She has a voice nearly the equal of Mary J Blige, a prodigiously tattooed right breast, and a career as one of the leading female singers on the R&B/hip-hop interface. But still, the presence of her late husband Biggie Smalls haunts Faith Evans. Her only real UK hit to date remains the risible Biggie tribute, 'I'll Be Missing You'; a record that has done as much of a disservice to her frequently excellent music as it did to that of Sean 'Puff Daddy/P Diddy' Combs.
Hopefully, 'Faithfully' will change all that - although the confusion and prevarication over its UK release date hardly suggest Arista are confident of its success here. Evans' third album begins predictably enough, with the Biggie-sampling 'Alone In This World' co-produced by the still-hovering P Diddy. But the real surprise is the latter's cracking form on 'Faithfully' - especially the superbly slick, jazz-tinged 'Do Your Time', a track some of the neophytes drawn to R&B by Alicia Keys would do well to check out. On an album long on production and songwriting credits, but unusually short on guest stars, the Didster even turns in a rap to complement Evans' rich, unshowy vocals on the tom-tom-driven stand-out single, 'You Gets No Love'.
Rather predictably, Evans gets a little bogged down in ballads as the album progresses. But, much like Mary J's fine 'No More Drama' from last year, it's the easy thump of 'Faithfully' that endures. Producer spotters will be pleased, if not altogether surprised, to find a Neptunes track - the perfunctory 'Burnin' Up' - somewhere amidst these unnecessarily generous 18. But the plaudits are won by lower-profile producers: Battlecat, for the Stevie Wonder-style funk-baroque of the title track; Michaelangelo Saulsberry for the aforementioned 'You Gets No Love', and especially for his awesome name; and Mario 'Yellow Man' Winans, who assists P Diddy on several choice cuts, not least the Indeep-sampling nu-disco of 'Back To Love' (a companion piece to Janet Jackson's 'All For You', ostensibly).

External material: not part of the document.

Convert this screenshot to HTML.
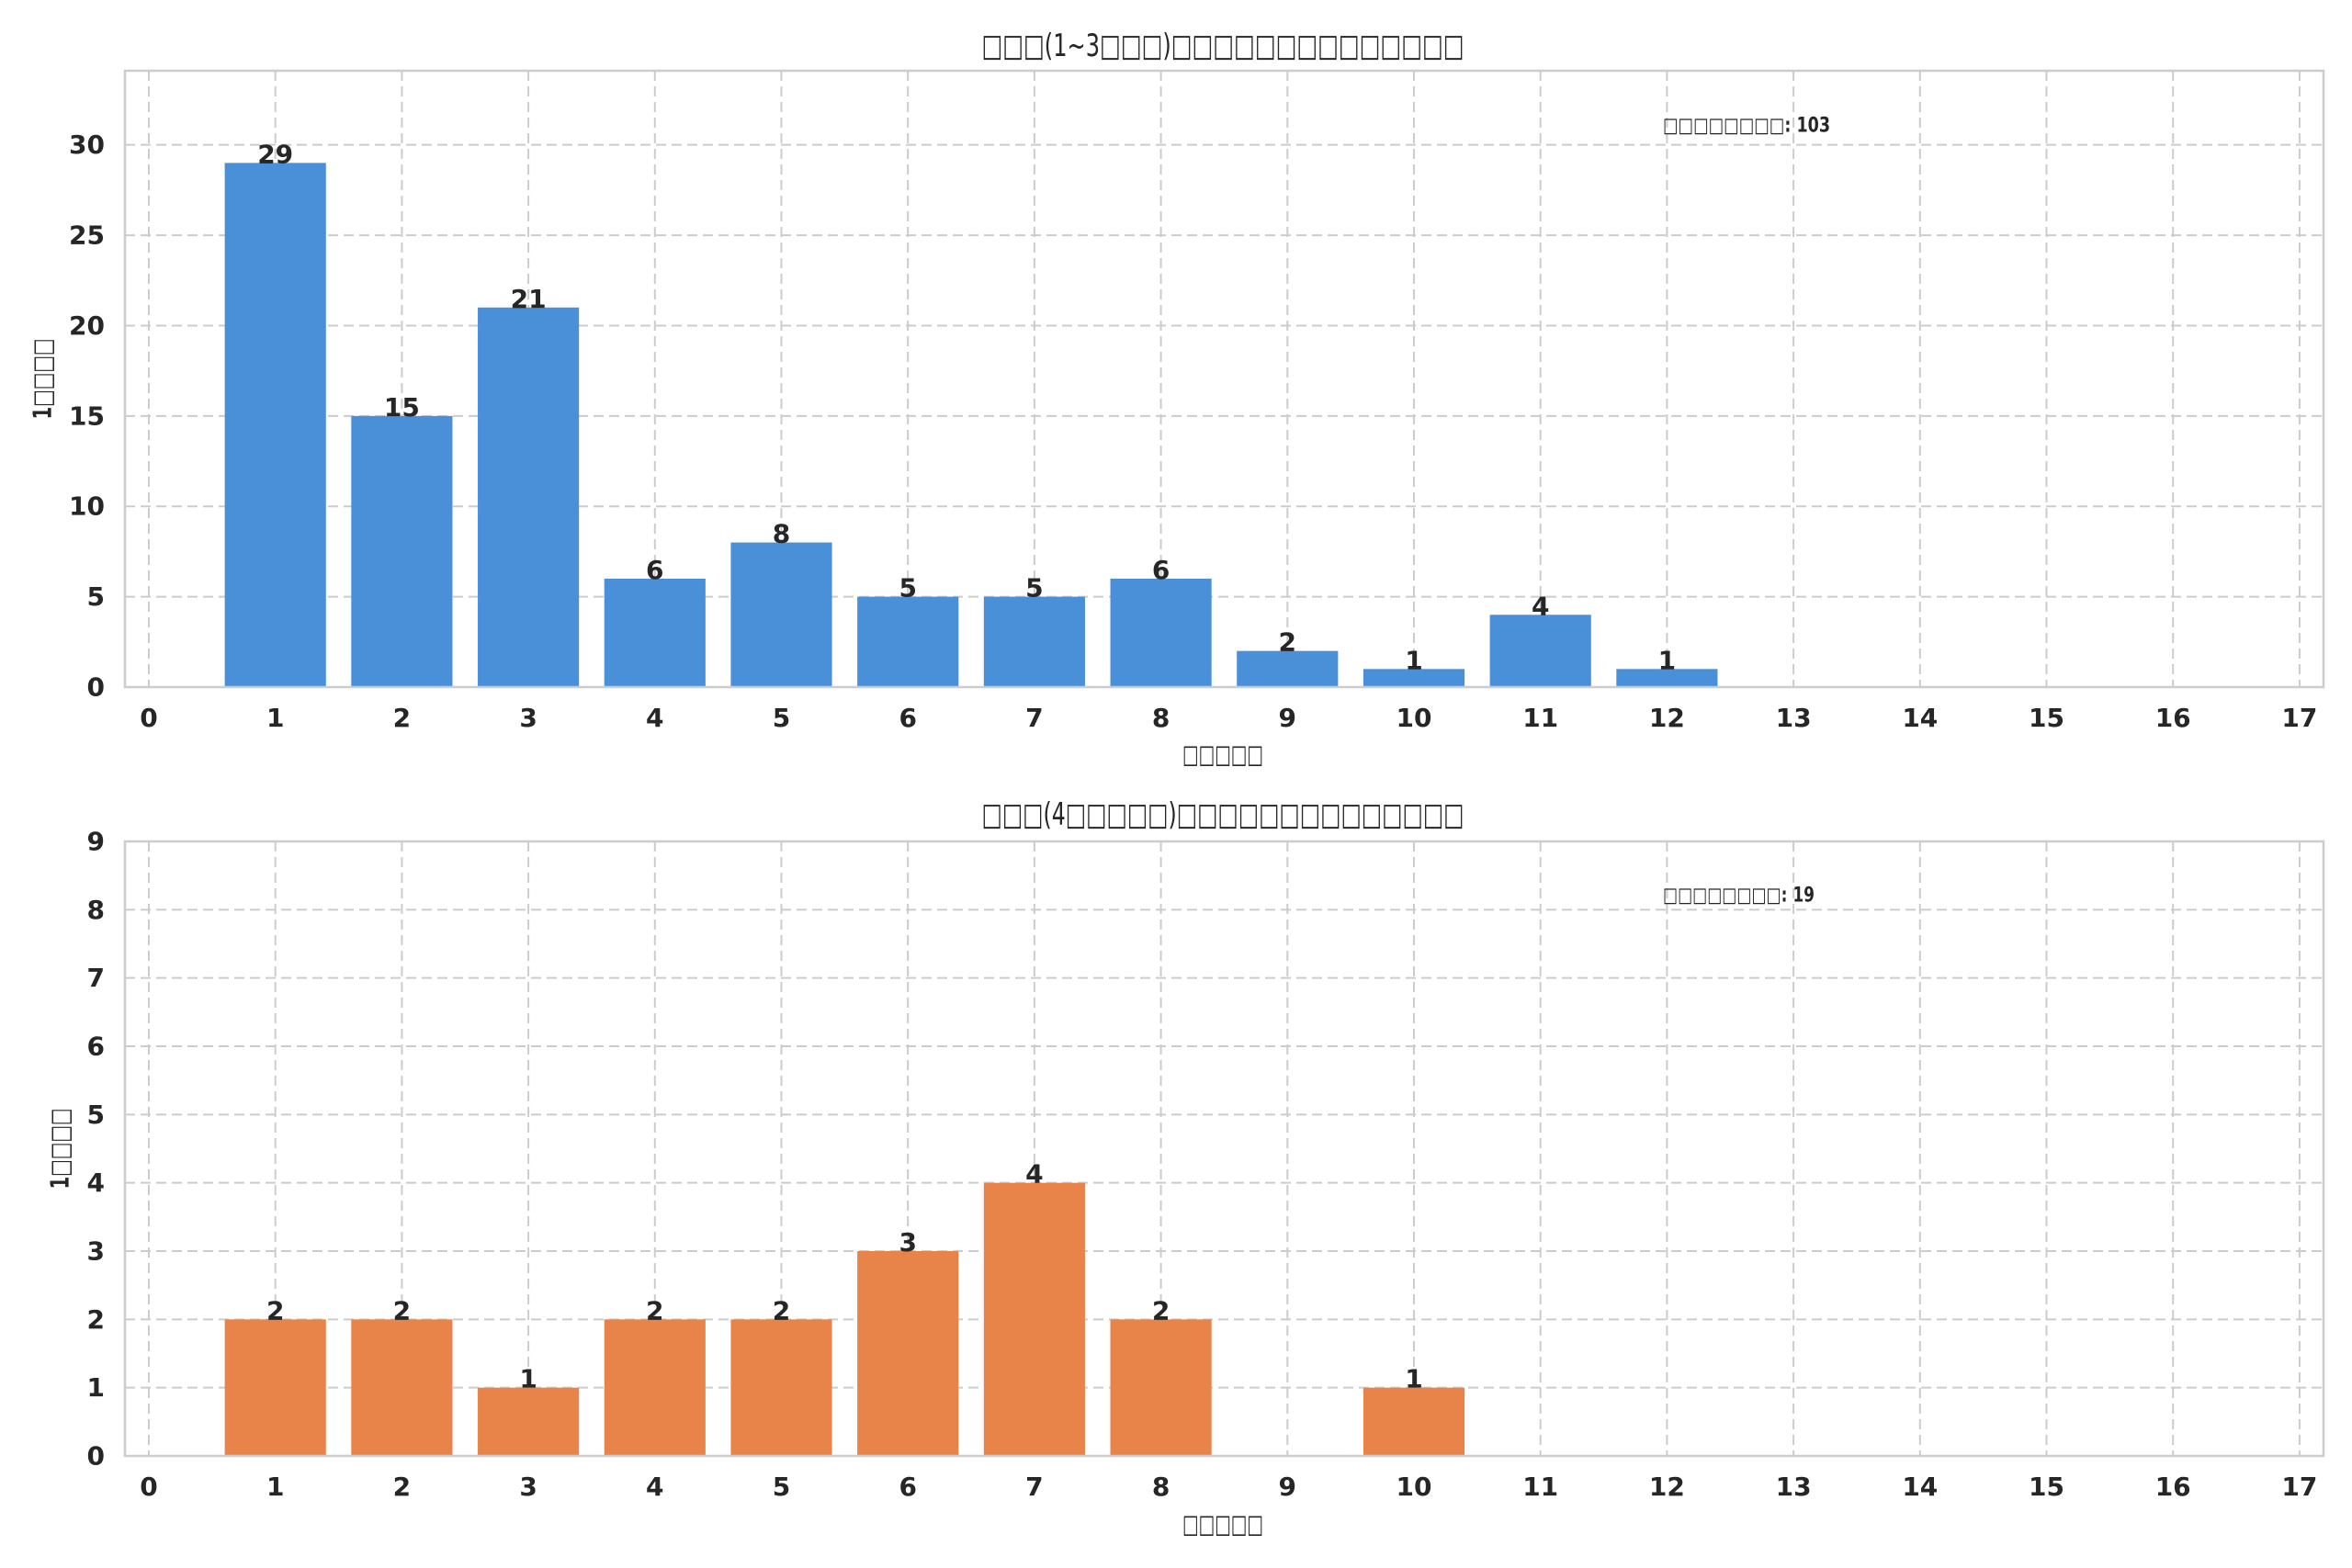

It's an album, then, that carries its class and cares as an unusually light load. The only real drawback is that for all of Evans' presence and the sterling work of her producers, most of the tunes measure up as pleasant, but not quite memorable. Which raises the unpalatable fact that, whilst every single one of these songs are aesthetically superior, you can understand why they'll never be as big as the Police-sampling atrocity of 'I'll Be Missing You'. Life's cruel, as she well knows, but so are the realities of the music biz.